What & How?

We reckon it's important that we're all pointing in the same direction and working towards the same goal so we've articulated our vision, objectives and how we hope to go about delivering them below.

We hope this answers any questions you might have about what we're doing and how.

If you're interested in who we are and why we're doing this, go here.

You can keep up with our progress via email updates (fill in the form at the bottom of the home page) or you can join us, we can use all the help we can get! 

Contact us and we'll let you know how you can get involved. 

Our Vision
A Moreland where everyone can grow food, garden and build connected communities.

Our purpose

To encourage development of a community that is active in growing healthy food in the urban environment, developing a network of vibrant and sustainable community gardens and supporting edible gardening throughout the community.
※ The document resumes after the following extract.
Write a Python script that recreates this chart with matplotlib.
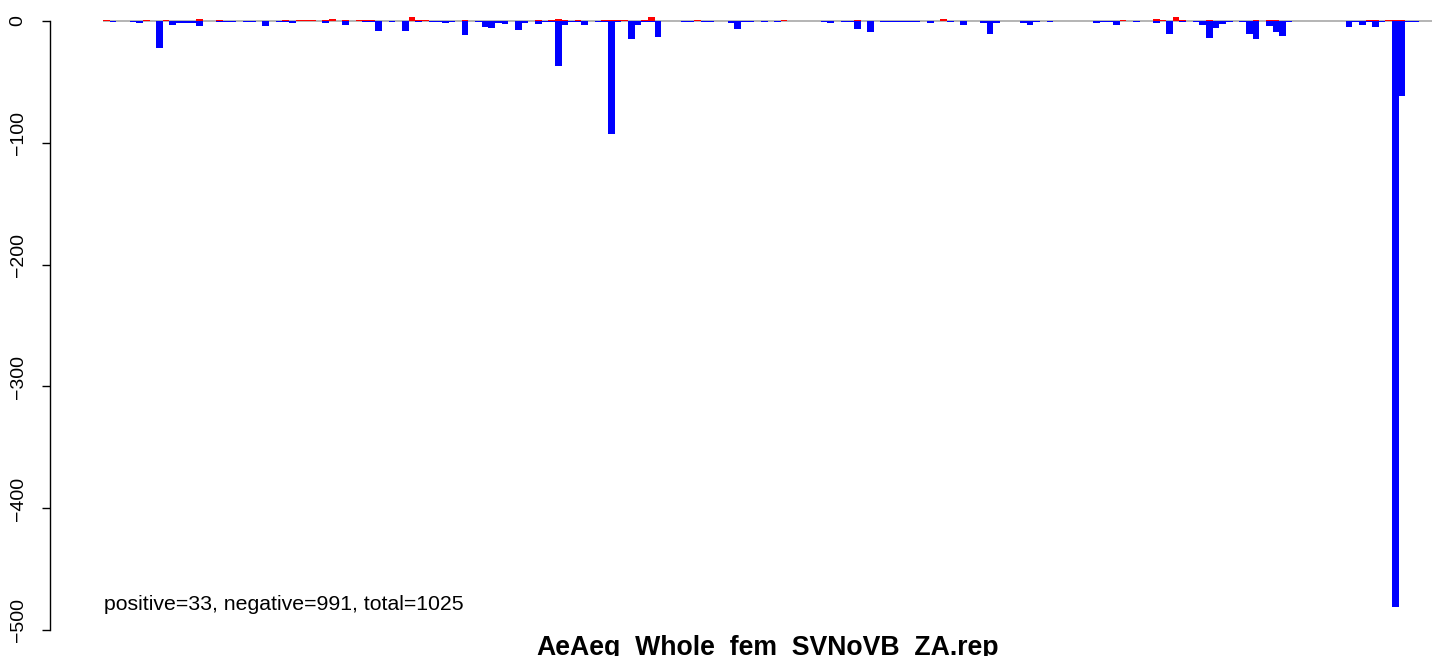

To see a range of locations in Moreland where residents can:
  • grow healthy, safe organic food,
  • share companionship, skills and knowledge,
  • participate in and feel a part of their community,
  • enhance their mental and physical well-being,
  • learn to lead a more sustainable life. 

How do gardens contribute to the community?
  • A culture of contributing to and engaging with the local community is fostered within the garden group.
  • Success depends on community contribution and participation in the establishment, use, development, management and maintenance of the garden.
  • Gardens bring together people from diverse backgrounds in one place to share experiences and knowledge.  
  • As a hub for social events and an education programme (composting, pruning, rotation, propagation, seed saving).
  • Sharing plants and produce with the community to encourage more local residential food production.

What principles will these gardens emphasise and support?
  • Food security: helping people to regularly access nutritious, healthy, affordable and safe food,
  • Organic gardening: The garden will promote organic horticulture/agriculture principles for managing soil, pests etc.
  • Water conservation: Water will be collected and stored on site, mulching will be required.
  • Reduce, reuse, recycle: On-site composting (and possibly work farms) will supply nutrient enrichment for allotments and reduce waste leaving site. Recycled materials will be used wherever possible (pots, building materials etc.),
  • Biodiversity: members will be encouraged to grow heritage, non-hybrid varieties to preserve biodiversity,
  • Self-sufficiency: members will be encouraged to save seed and to propagate plants for replanting and to give away or swap,
  • Energy efficiency,
  • The Long View: decisions will wherever possible consider long term goals and consequences.
Gardens require a clear organisational structure with processes for handling financial or legal concerns, membership, decision making and dispute resolution.